Global Advocate for Justice and Cultural Heritage
Tasoula Hadjitofi has spent over three decades reshaping how the world understands cultural heritage, not as art, but as evidence of identity, witness to injustice and a frontline in the global fight for human dignity. Her advocacy was born not in a museum, but in exile; when, as a 15-year-old refugee from Famagusta, Cyprus she witnessed the loss not just of her home, but of her history.
She is best known as “The Icon Hunter“, the woman who led the recovery of millions in looted religious artifacts during the 1997 Munich Case. But Tasoula’s work started way before 1997, as early as 1987, and her vision reaches far beyond restitution.
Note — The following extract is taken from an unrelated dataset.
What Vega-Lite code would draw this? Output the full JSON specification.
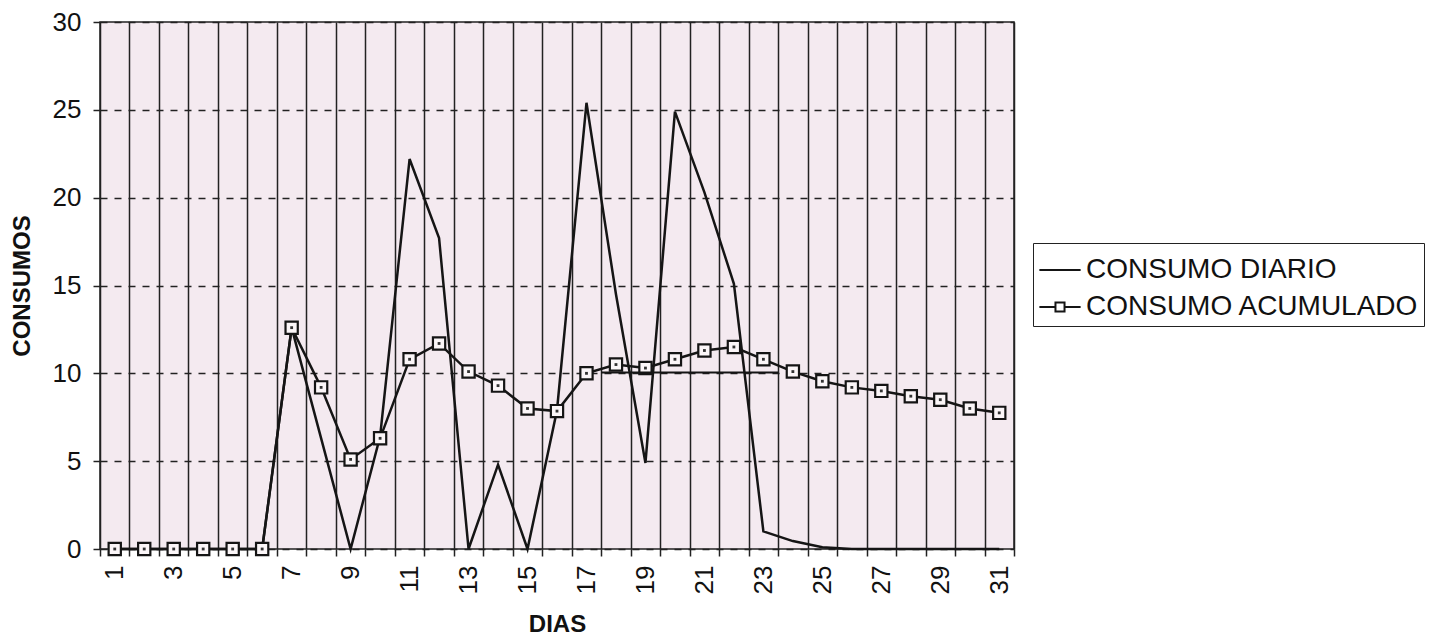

She argues that when cultural heritage is stolen, trafficked, or destroyed whether in Cyprus, Iraq, Syria, or Ukraine, it is not simply a crime against property, but a deliberate act of erasure. Such acts silence memory, weaken national identity, and often serve as instruments of political violence.
Tasoula has worked to transform this reality. Through her NGO Walk of Truth, she exposed international networks profiting from cultural crimes and amplified the voices of affected communities. And in 2025, she established the Cultural Heritage Protection Foundation in the UK, a policy-focused initiative that helps post-conflict societies rebuild dignity through legal and educational tools tied to heritage protection.
Her global advocacy is built not on abstract ideals, but on the belief that justice and cultural survival are inseparable. To defend cultural heritage is not to preserve the past, it is to protect the future of peoples, identities, and nations under threat.